Terrible Tony - Tony Coelho, VP Al Gore's presidential campaign manager

National Review, June 14, 1999 by Jay Nordlinger

Al Gore turns to an affable thug.

President Reagan had not had a good first debate against Walter Mondale in 1984. Tony Coelho, the slashing House Democrat from California, wasn't about to let that go. Reagan had "looked old and acted old," he told the press. How old, exactly? "Well," said Coelho, "he didn't quite drool."

The next day, under attack from his Republican colleagues on the House floor, Coelho explained himself, as only he could. "I rose to the defense of the president," he protested. "I said he wasn't drooling."

That's the legendary Tony C.: partisan, aggressive, harsh, mischievous, sort of fun, and in love with the game of politics.

And that is the man whom Al Gore has tapped to run his presidential campaign. Gore turned to Coelho in the second week of May, worried, it seems, that his campaign was faltering. Bill Bradley was biting at his heels, and George W. Bush was creaming him in polls all across the country. Tipper Gore, too, was concerned, having waited too long to be First Lady to see it slip away through a lack of political discipline. So Tony it was, baggage and all.

And what baggage. Coelho is the father of the vast and ethics-flouting Democratic money machine that has, from time to time, landed Bill Clinton and his vice president in hot water. As boss of his party's Congressional Campaign Committee in the 1980s, Coelho set a new standard in fundraising and strongarming, becoming the very model of a political shakedown artist. He made the party rich, but in 1989 was forced to leave the House under a cloud of financial scandal. Thereafter, he concentrated on making himself rich, earning piles and piles at a New York investment firm, trading on his countless connections, keeping a hand in politics, exuding his typical joy. Coelho is a happy warrior, in all he undertakes.

You might think Al Gore would hold an infamous bagman at arm's length. After all, this is the vice president of Buddhist temples, dialing-for- dollars, and "no controlling legal authority." But Gore, perhaps recognizing a kindred spirit, has clasped him to his bosom. The two men indeed have much in common, including a taste for unusually vicious rhetoric. Each inveighs against conservatives as though they were not merely political opponents but enemies of man.

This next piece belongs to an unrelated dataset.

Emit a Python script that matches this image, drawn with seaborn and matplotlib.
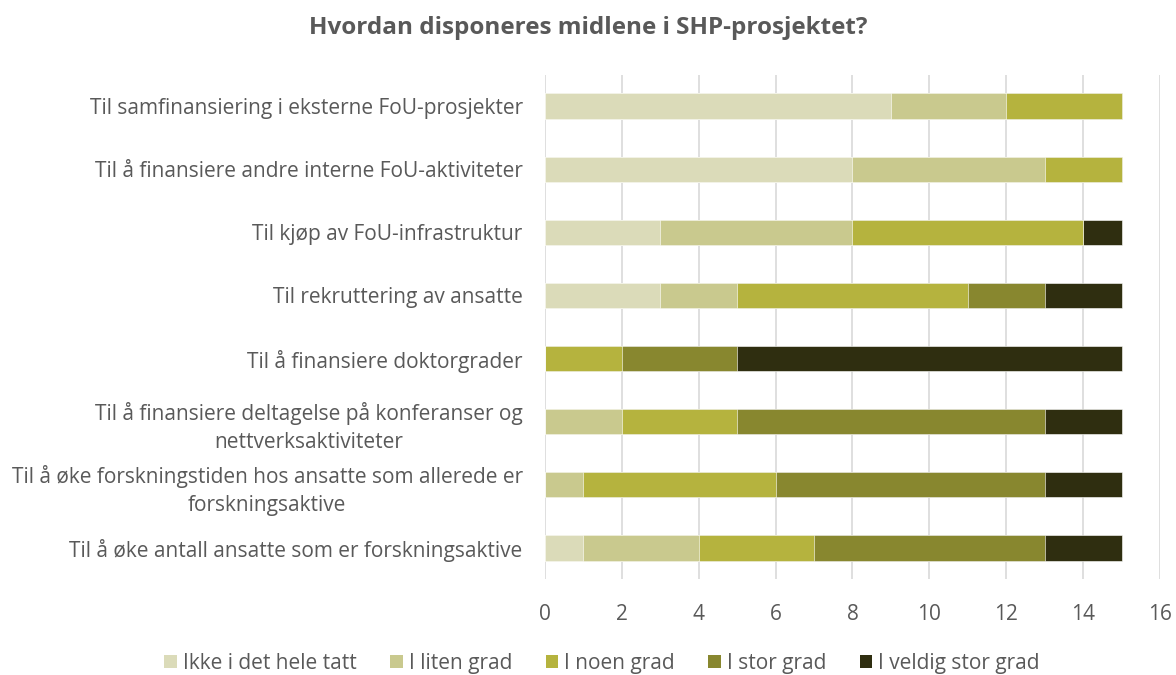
import numpy as np
import pandas as pd
import matplotlib
matplotlib.use("Agg")
import matplotlib.pyplot as plt
import seaborn as sns
from matplotlib.patches import Patch

# Data
kategorier = [
    "Til samfinansiering i eksterne FoU-prosjekter",
    "Til å finansiere andre interne FoU-aktiviteter",
    "Til kjøp av FoU-infrastruktur",
    "Til rekruttering av ansatte",
    "Til å finansiere doktorgrader",
    "Til å finansiere deltagelse på konferanser og\nnettverksaktiviteter",
    "Til å øke forskningstiden hos ansatte som allerede er\nforskningsaktive",
    "Til å øke antall ansatte som er forskningsaktive",
]
nivaer = ["Ikke i det hele tatt", "I liten grad", "I noen grad", "I stor grad", "I veldig stor grad"]
ikke_i_det_hele_tatt = [9, 8, 3, 3, 0, 0, 0, 1]
i_liten_grad = [3, 5, 5, 2, 0, 2, 1, 3]
i_noen_grad = [3, 2, 6, 6, 2, 3, 5, 3]
i_stor_grad = [0, 0, 0, 2, 3, 8, 7, 6]
i_veldig_stor_grad = [0, 0, 1, 2, 10, 2, 2, 2]

farger = ["#DBDBB9", "#C9C98E", "#B5B33E", "#88872F", "#2F2E10"]
tekstfarge = "#595959"

df = pd.DataFrame({
    "kategori": kategorier,
    nivaer[0]: ikke_i_det_hele_tatt,
    nivaer[1]: i_liten_grad,
    nivaer[2]: i_noen_grad,
    nivaer[3]: i_stor_grad,
    nivaer[4]: i_veldig_stor_grad,
})
# cumulative sums so the bars can be layered from the longest to the shortest
kum = df[nivaer].cumsum(axis=1)
kum["kategori"] = df["kategori"]

sns.set_theme(style="white")
plt.rcParams["font.family"] = ["Open Sans", "DejaVu Sans"]

fig = plt.figure(figsize=(11.76, 6.75), dpi=100)
ax = fig.add_axes([0.4634, 0.1415, 0.5230, 0.7481])

for niva, farge in reversed(list(zip(nivaer, farger))):
    sns.barplot(data=kum, x=niva, y="kategori", orient="y", color=farge,
                saturation=1, width=0.4, ax=ax, edgecolor="white",
                linewidth=0.4, zorder=3)

ax.set_xlim(0, 16)
ax.set_ylim(7.5, -0.5)
ax.set_xticks(range(0, 17, 2))
ax.grid(axis="x", color="#D9D9D9", linewidth=1.2, zorder=0)
ax.grid(axis="y", visible=False)
for s in ["top", "right", "bottom", "left"]:
    ax.spines[s].set_visible(False)
ax.set_xlabel("")
ax.set_ylabel("")
ax.tick_params(axis="x", length=0, pad=18, labelsize=15, labelcolor=tekstfarge)
ax.tick_params(axis="y", length=0, pad=16, labelsize=15, labelcolor=tekstfarge)
for lab in ax.get_yticklabels():
    lab.set_multialignment("center")
    lab.set_linespacing(1.4)

fig.suptitle("Hvordan disponeres midlene i SHP-prosjektet?", x=0.5, y=0.958,
             va="center", fontsize=17.5, fontweight="bold", color=tekstfarge)

handles = [Patch(facecolor=f, edgecolor="none") for f in farger]
fig.legend(handles, nivaer, loc="center", bbox_to_anchor=(0.512, 0.017), ncol=5,
           frameon=False, fontsize=15, labelcolor=tekstfarge, handlelength=0.6,
           handleheight=0.6, handletextpad=0.3, columnspacing=1.6)

fig.savefig("out.png", dpi=100)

Coelho was notorious for his broadsides against Reagan all those years ago; Gore, despite his strange reputation for temperance, can hardly draw a breath without denouncing the other side as "extremist." In 1994, in one of his ugliest remarks, the vice president referred to supporters of Oliver North in Virginia as "the extra-chromosome right wing." Gore and Coelho may not win, but they will surely get along.

Ask about Coelho in Washington-he is "Tony" to everybody-and you will receive a single answer: He is one of the most fascinating men in politics. Also a good Joe, if you can swallow a little corruption. Crusty old Republicans who haven't had a kind word for a Democrat since John Connally switched are quick to praise him for his warmth, intelligence, and generosity. A former adversary in the House GOP leadership says, "Tony is a very likable guy. And you won't find a tougher competitor in all of politics." What's more, "he wouldn't hesitate to make a contact for you in business or something like that." Another ex-GOP leader, Bill Paxon, describes the enlistment of Coelho as "the first truly smart move the Gore campaign has made this year. He's so damn good."

Chris Matthews, the columnist and TV host who once served as Speaker Tip O'Neill's top lieutenant, calls Coelho "an incandescent political animal." He "loves it," says Matthews. "He wants the Democrats to win, but he has friends in every part of the world, and he has a life outside the Democratic party." Among the press, Coelho-in contrast to his partners in the Gore camp-is known as particularly gracious, the type who will look you in the eye and refuse to be distracted until your interview is over. His press is often galled by what he gets away with, but admiring all the same.

A political analyst who has known Coelho from the beginning sums him up this way: He is "a very savvy pol, very conniving, as tough and mean- spirited as James Carville, and even smarter." He is "a gangster figure, in a way"-an "honorable gangster, who will keep his word to you even as he breaks, or at least bends, the law." And, unlike Gore, he does not have deeply held beliefs; "he'll talk for any position." Rather, he can coax money from a stone and throws the sharpest elbows of any campaigner in the country.

Coelho, now 57, has traveled a long way to the heights of financial and political power. The grandson of Portuguese immigrants, he grew up on a dairy farm near Modesto, Calif., rising in the wee hours to milk the cows. His ambition was to be a priest, but an illness, epilepsy, blocked his way. It also estranged him from his parents, who regarded his condition as a sign of divine disfavor. The young man subsequently channeled his amazing energy into politics-a good thing, his mother would reportedly quip, because "I knew he'd become one of those fooling-around priests."